MongoDB: Data Modeling Patterns
There are many reasons like performance, scalability etc., for people to choose NoSQL data base over Relational DB however the vital part of meeting these requirements is based on your schema data model.
Data Modeling is a journey starts from understanding the requirement and transforming into model using patterns and then evolve the model continuously.
Where to start ?
Traditionally we tend to start ER or UML diagrams to capture the model once we have some amount of clarity on the requirements but the best way to start the data modelling is to write an application with in-memory and understand them based on some critical parameters like Usage Pattern, How the data is accessed, workload identification and Ratio between reads and writes.
Model for Simplicity or Performance
Simplicity means gather all the data in a flexible way and easy to understand by the developers. In other words, use of Embedded document approach to maintain most of the relationships over multiple collections in your schema.
Performance always demands fine-grained data exchange to reduce the disk, cpu usage but it also comes with the increase of complexity in your model like Sharding and Aggregation. So it’s always preferred to start with Simple model and evolve to meet your performance criteria. In this way, your domain/data understanding will be deeper and it also reduce the wastage in your modeling effort.
Too many documents or too big document
When the document size grows then it can lead to a problem associated with a working set that exceeds RAM, which eventually access your disk to return the data set. The idea behind Subset Pattern is to split the collection into two collection based on Most used vs Less used part of documents.
Basically we need to look out for one-to-many relationships in our document and then split the less used part into separate collection . For example, A product will have many reviews and we don’t need to show all of them in the website. So keeping only a limited reviews along with product on the same collection and move the rest of reviews into another collection will reduce the size of your document which in turns reflect in the working set as well.
In contrast to big document, if we model too many smaller documents then that can also pose some issues as our application scales in terms of data and index size. By using the Bucket Pattern we can group the data based on the application usage. A typical use cases to apply this pattern are Internet of Things (IoT), Real-Time Analytics and Time-series data.
For example, a customer search in the website we would like to list only the available products from the inventory. Here we can apply the bucket pattern to group the available products per day as shown below.
Pattern to boost your read performance
The Computed Pattern is utilized when we have data that needs to be computed repeatedly in our application. For example, a customer search in the website we need to list only the cheapest products for the given property and date. This computation can be managed during the write channel and create the required document as shown below.

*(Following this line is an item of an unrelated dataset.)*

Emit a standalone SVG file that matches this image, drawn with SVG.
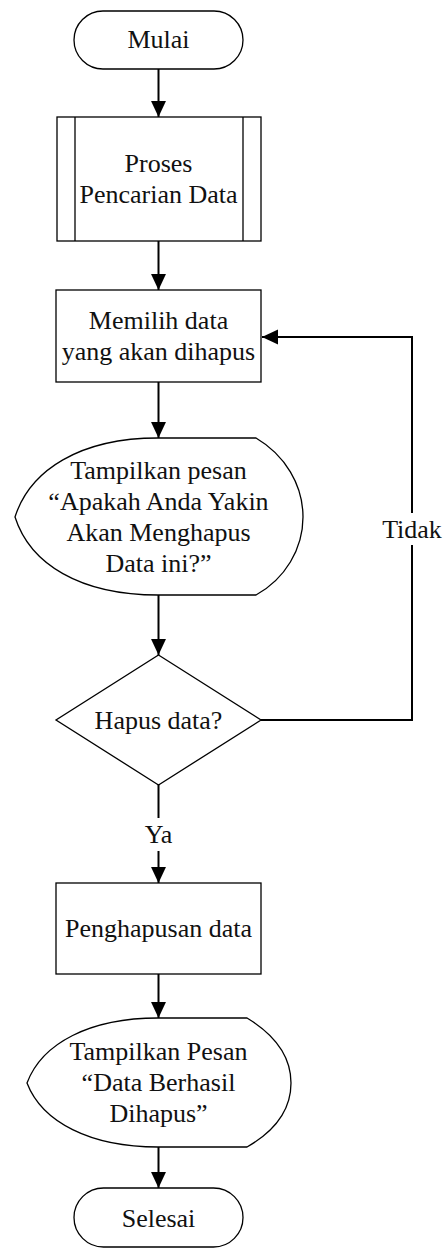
<svg xmlns="http://www.w3.org/2000/svg" width="446" height="1254" viewBox="0 0 446 1254">
<style>
.s{fill:#fff;stroke:#000;stroke-width:1.3}
.c{fill:none;stroke:#000;stroke-width:2}
text{font-family:"Liberation Serif","Times New Roman",serif;font-size:26px;fill:#111;text-anchor:middle}
</style>
<defs>
<marker id="ah" markerUnits="userSpaceOnUse" markerWidth="16" markerHeight="16" viewBox="0 0 15 14" refX="15" refY="7" orient="auto">
<path d="M0,0 L15,7 L0,14 Z" fill="#000"/>
</marker>
</defs>
<rect width="446" height="1254" fill="#fff"/>
<g id="connectors">
<line class="c" x1="158.5" y1="69" x2="158.5" y2="117" marker-end="url(#ah)"/>
<line class="c" x1="158.5" y1="241" x2="158.5" y2="290" marker-end="url(#ah)"/>
<line class="c" x1="158.5" y1="382" x2="158.5" y2="438" marker-end="url(#ah)"/>
<line class="c" x1="158.5" y1="595" x2="158.5" y2="655" marker-end="url(#ah)"/>
<polyline class="c" points="261,720 412,720 412,545"/>
<polyline class="c" points="412,513 412,337 262,337" marker-end="url(#ah)"/>
<text x="412" y="538">Tidak</text>
<line class="c" x1="158.5" y1="785" x2="158.5" y2="818"/>
<line class="c" x1="158.5" y1="851" x2="158.5" y2="883" marker-end="url(#ah)"/>
<text x="158.5" y="843">Ya</text>
<line class="c" x1="158.5" y1="974" x2="158.5" y2="1018" marker-end="url(#ah)"/>
<line class="c" x1="158.5" y1="1147" x2="158.5" y2="1188" marker-end="url(#ah)"/>
</g>
<g id="mulai">
<rect class="s" x="74" y="11" width="169" height="58" rx="29"/>
<text x="158.5" y="48">Mulai</text>
</g>
<g id="proses">
<rect class="s" x="57" y="117" width="204" height="124"/>
<line class="s" x1="75" y1="117" x2="75" y2="241"/>
<line class="s" x1="243" y1="117" x2="243" y2="241"/>
<text x="158.5" y="172">Proses</text>
<text x="158.5" y="203">Pencarian Data</text>
</g>
<g id="memilih">
<rect class="s" x="56" y="290" width="205" height="92"/>
<text x="158.5" y="329">Memilih data</text>
<text x="158.5" y="360">yang akan dihapus</text>
</g>
<g id="tampil1">
<path class="s" d="M15,517 C30,470 80,438 158,438 L256,438 C285,455 303,485 303,517 C303,549 285,579 256,595 L158,595 C80,595 30,564 15,517 Z"/>
<text x="158.5" y="479">Tampilkan pesan</text>
<text x="158.5" y="510">“Apakah Anda Yakin</text>
<text x="158.5" y="541">Akan Menghapus</text>
<text x="158.5" y="572">Data ini?”</text>
</g>
<g id="hapus">
<polygon class="s" points="158.5,655 261,720 158.5,785 56,720"/>
<text x="158.5" y="729">Hapus data?</text>
</g>
<g id="penghapusan">
<rect class="s" x="56" y="883" width="205" height="91"/>
<text x="158.5" y="937">Penghapusan data</text>
</g>
<g id="tampil2">
<path class="s" d="M27,1083 C42,1043 90,1018 158,1018 L247,1018 C275,1035 291,1057 291,1083 C291,1109 275,1131 247,1147 L158,1147 C90,1147 42,1122 27,1083 Z"/>
<text x="158.5" y="1060">Tampilkan Pesan</text>
<text x="158.5" y="1091">“Data Berhasil</text>
<text x="158.5" y="1122">Dihapus”</text>
</g>
<g id="selesai">
<rect class="s" x="74" y="1188" width="169" height="59" rx="29.5"/>
<text x="158.5" y="1227">Selesai</text>
</g>
</svg>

In MongoDB, Aggregation Pipeline is a good framework to apply these kind of computations in a effective manner.
This powerful pattern helps to reduce the CPU workload and increase the application performance especially on read intensive applications.
Pattern to Evolve your schema
Altering schema is a nightmare in Relational DB and often it requires a downtime in the application with well coordinated rollout plan. The Schema Versioning Pattern allows you to alter the schema without any downtime. It takes advantage of MongoDB’s support for differently shaped documents to exist in the same data base collection.

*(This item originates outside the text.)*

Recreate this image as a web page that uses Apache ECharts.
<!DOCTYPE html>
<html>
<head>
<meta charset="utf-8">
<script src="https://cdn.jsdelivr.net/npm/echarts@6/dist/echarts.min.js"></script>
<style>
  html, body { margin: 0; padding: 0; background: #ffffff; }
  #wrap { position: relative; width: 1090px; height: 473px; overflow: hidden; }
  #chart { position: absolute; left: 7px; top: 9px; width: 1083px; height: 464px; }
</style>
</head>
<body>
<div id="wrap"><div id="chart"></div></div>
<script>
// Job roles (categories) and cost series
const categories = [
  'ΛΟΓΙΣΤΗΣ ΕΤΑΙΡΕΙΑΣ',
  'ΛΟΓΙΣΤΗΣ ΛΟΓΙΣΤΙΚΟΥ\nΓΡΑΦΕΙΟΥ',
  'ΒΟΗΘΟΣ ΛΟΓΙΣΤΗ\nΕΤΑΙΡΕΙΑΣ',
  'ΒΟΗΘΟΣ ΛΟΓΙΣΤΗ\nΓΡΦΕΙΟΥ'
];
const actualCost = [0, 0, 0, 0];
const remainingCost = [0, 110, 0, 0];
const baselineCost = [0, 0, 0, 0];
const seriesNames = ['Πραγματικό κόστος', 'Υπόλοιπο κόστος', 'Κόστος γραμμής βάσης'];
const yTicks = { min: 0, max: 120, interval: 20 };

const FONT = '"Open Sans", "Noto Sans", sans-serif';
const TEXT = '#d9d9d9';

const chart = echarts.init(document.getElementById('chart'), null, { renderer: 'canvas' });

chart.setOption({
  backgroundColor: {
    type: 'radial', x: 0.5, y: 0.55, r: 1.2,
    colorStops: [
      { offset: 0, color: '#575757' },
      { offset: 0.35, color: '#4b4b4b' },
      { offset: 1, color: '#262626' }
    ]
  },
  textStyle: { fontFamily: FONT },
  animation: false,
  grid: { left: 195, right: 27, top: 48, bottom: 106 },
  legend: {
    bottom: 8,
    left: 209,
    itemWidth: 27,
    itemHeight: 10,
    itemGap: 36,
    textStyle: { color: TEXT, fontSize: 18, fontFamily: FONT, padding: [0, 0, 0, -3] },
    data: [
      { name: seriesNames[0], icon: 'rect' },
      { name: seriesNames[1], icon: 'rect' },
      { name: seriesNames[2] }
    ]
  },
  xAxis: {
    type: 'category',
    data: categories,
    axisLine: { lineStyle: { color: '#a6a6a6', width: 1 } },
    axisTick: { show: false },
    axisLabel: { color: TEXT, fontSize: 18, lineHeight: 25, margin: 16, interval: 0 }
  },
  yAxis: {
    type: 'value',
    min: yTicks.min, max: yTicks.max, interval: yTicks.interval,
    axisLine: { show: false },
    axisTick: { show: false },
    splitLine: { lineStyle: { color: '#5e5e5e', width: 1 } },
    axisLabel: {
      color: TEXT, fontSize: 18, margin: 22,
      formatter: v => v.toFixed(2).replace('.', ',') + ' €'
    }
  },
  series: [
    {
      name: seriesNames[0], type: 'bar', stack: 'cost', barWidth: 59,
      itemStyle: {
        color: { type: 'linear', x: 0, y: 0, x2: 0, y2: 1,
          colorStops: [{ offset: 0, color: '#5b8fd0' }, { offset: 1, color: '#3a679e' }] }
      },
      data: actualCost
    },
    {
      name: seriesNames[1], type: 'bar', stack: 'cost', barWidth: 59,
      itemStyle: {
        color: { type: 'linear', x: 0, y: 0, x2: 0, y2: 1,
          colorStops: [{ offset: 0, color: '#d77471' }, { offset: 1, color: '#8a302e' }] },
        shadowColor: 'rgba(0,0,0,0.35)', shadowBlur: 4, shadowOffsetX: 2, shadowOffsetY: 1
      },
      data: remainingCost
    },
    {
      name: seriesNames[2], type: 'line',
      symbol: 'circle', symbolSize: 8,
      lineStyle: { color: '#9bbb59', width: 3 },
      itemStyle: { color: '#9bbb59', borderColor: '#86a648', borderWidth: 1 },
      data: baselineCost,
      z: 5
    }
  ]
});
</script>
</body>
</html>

Basically we can create and save the new schema to the data base with schema_version field. Now the application can differentiate the document model based on the schema_version and it can support hybrid model as a rollout strategy. This also helps to avoid big bang data migration which is a critical step for heavily data involved applications.
We have few more patterns like Attribute, Polymorphic, Tree etc., but i have highlighted only the patterns which i have experienced in our project. Its always important to pick the right pattern for your domain/use case to get a successful outcome. Also you will get a greater results when combining the patterns to model your schema.
Modeling is a journey and combining with evolutionary thinking will produce better outcomes.